The play had only just started, and he was bored to death.

Shanna touched his arm ever so lightly, grazing her fingertips against the soft fabric of his black suit. Bruce blinked lazily and shifted in his seat at the sudden gesture. He glanced over at the beautiful woman sitting next to him. She gave him a coy half-smile, her golden locks hiding half of her perfect face. She continued to run her fingertips up and down his hand until they languidly slid down to his thigh. He started then, sitting up straighter. He reached for her hand, squeezed it gently, and brought it back to her own lap.

He regarded coolly as she pouted and tossed her back behind her shoulder at the silent denial of her advances. He sighed and turned his gaze back to the play. After they left the theater, he would take her straight back home. He had better things to do than try to entertain her any further as Bruce Wayne.

The lights dimmed, signaling only the end of the third act of 'Pygmalion'. The auditorium erupted into a pensive wave of applause. Bruce clapped his hands several times and sank back into his plush chair. A soft light hit the stage revealing a large parlor, or sitting room, Bruce really was not paying much attention. He knew that the musical 'My Fair Lady' was an adaptation of this play, but that was all he knew, or all he cared to know.

That all changed when the prop door on the stage opened.

The character was Eliza Doolittle, dressed in her finest. But it was not the character that caused Bruce to finally sit up in his seat. It was the actress.

She was radiant in the light, garbed in an opera cloak, a dazzling white evening dress clinging to her lithe form, and sparkling diamonds covering her arms and delicate throat. The audience seemed to hold their breath when she crossed the stage, she was a quite the vision to behold in her elegant array. She came to the hearth, and switched on the electric lights; every move carried with accurate grace. The lights illuminated her character's exhaustion; her pallor contrasting strongly with her dark eyes and hair; and her expression was almost tragic. She took off her cloak, put her fan and flowers on the piano, and sat down on the bench, brooding and silent.

Bruce was simply awestruck by the actress.
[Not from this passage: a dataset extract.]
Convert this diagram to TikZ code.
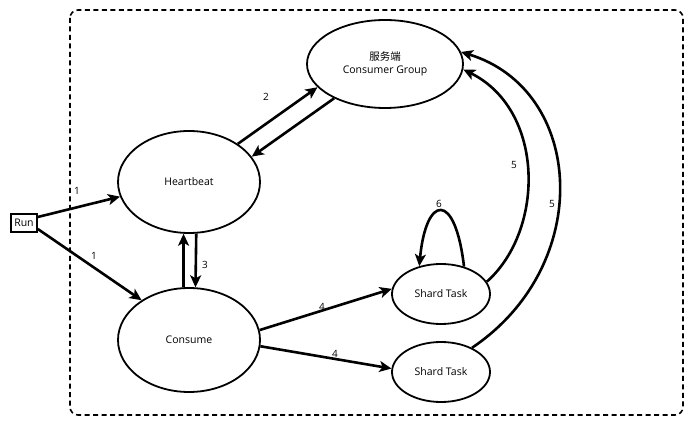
\documentclass[tikz,border=0pt]{standalone}
\usepackage{fontspec}
\setmainfont{Open Sans}
\newfontfamily\cjk{Noto Sans CJK SC}
\usetikzlibrary{arrows.meta,shapes.geometric}
\begin{document}
\begin{tikzpicture}[x=1pt,y=-1pt,
  every node/.style={font=\fontsize{10.5}{12.5}\selectfont},
  ell/.style={draw,ellipse,line width=1.8pt,inner sep=0pt},
  arr/.style={line width=2.6pt,-{Stealth[length=12pt,width=11pt,inset=3pt]}},
  lbl/.style={font=\fontsize{10}{12}\selectfont}]
\useasboundingbox (0,0) rectangle (693,443);
\draw[line width=1.6pt,dash pattern=on 5pt off 3.5pt,rounded corners=8pt] (70,10) rectangle (683,415);
\node[draw,line width=1.6pt,minimum width=26pt,minimum height=18pt,inner sep=1pt] (run) at (24,223) {Run};
\node[ell,minimum width=142pt,minimum height=102pt] (hb) at (189,182) {Heartbeat};
\node[ell,minimum width=142pt,minimum height=104pt] (cs) at (189,340) {Consume};
\node[ell,minimum width=156pt,minimum height=88pt,align=center] (cg) at (385,64) {{\cjk 服务端}\\Consumer Group};
\node[ell,minimum width=98pt,minimum height=60pt] (s1) at (441,294) {Shard Task};
\node[ell,minimum width=98pt,minimum height=60pt] (s2) at (441,372) {Shard Task};
% Run
\draw[arr] (run.east) ++(0,-6) coordinate (r1) -- (hb.192);
\draw[arr] (run.east) ++(0,6) coordinate (r2) -- (cs.140);
\node[lbl] (l1a) at (77,191) {1};
\node[lbl] (l1b) at (94,256) {1};
% Heartbeat <-> CG
\draw[arr] (hb.38) -- (cg.199);
\draw[arr] (cg.214) -- (hb.22);
\node[lbl] (l2) at (266,97) {2};
% Heartbeat <-> Consume
\draw[arr] (cs.96) -- (hb.-96);
\draw[arr] (hb.-82) -- (cs.83);
\node[lbl] (l3) at (205,265) {3};
% Consume -> shard
\draw[arr] (cs.8) -- (s1.174);
\node[lbl] (l4a) at (322,307) {4};
\draw[arr] (cs.-5) -- (s2.176);
\node[lbl] (l4b) at (335,354) {4};
% Shards -> CG
\draw[arr] (s1.15) .. controls (545,230) and (545,110) .. (cg.-4);
\node[lbl] (l5a) at (514,165) {5};
\draw[arr] (s2.38) .. controls (595,265) and (585,90) .. (cg.9);
\node[lbl] (l5b) at (552,204) {5};
% self loop
\draw[arr] (s1.50) .. controls (455,190) and (426,195) .. (s1.128);
\node[lbl] (l6) at (439,204) {6};
\end{tikzpicture}
\end{document}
She was Eliza Doolittle? The main character in this play? Impossible. Why had he not noticed her before? Was it the costume, perhaps? The magnificent way the light was washing over her, glittering and luminous?

He shifted in his seat again and leaned forward slightly, trying to get a better look at this stunningly beautiful woman on the stage. She turned her head downward and reached for something around her neck. Bruce blinked and tilted his head when a brilliant yet very brief glimmer of crystal white flashed before him. A diamond solitaire the size of an infant's fist fell back lightly on the actress' chest, its brilliant luster strangely fading away when she sighed audibly.

Her beauty took his breath away, but her palpable melancholy; her crushing bitterness nearly broke his heart. With that far away look on her beautifully tragic face, he could almost feel her heartache. That raw vulnerability she exuded all but broke him. He actually felt pity for her. Her manner was so real, so believable that he wished that she truly did not feel this; that she was merely playing her character.

His lips parted slightly, now suddenly entranced by the mystery woman on the stage that trapped her audience in her spell.

He watched her, studied her, and admired her as the play wore on. Now he never wanted the play to end. He would be content just watching her for the rest of the night if he had to. There was going to be a change of plans after the play was finished.

He was going to personally congratulate the cast for a job well done. Then he was going to introduce himself to this Sarah Williams.

AN: yea yea, I know, I'm still working on other stories. Please please please don't give me heat for starting another one without finishing another. I will get to them I swear, and this is the last story I have in mind. Anyone see 'Batman Begins'? This takes place afterward, and don't ask about the Joker, none of that going on here. However, remember the arrowhead in the movie? The element there will play a HUGE part in this story. And Christian Bale is such a freakin' hottie and the best Batman ever so he's in my mind ever so often as I write this. Enjoy, and as always - thank you to all reviewers!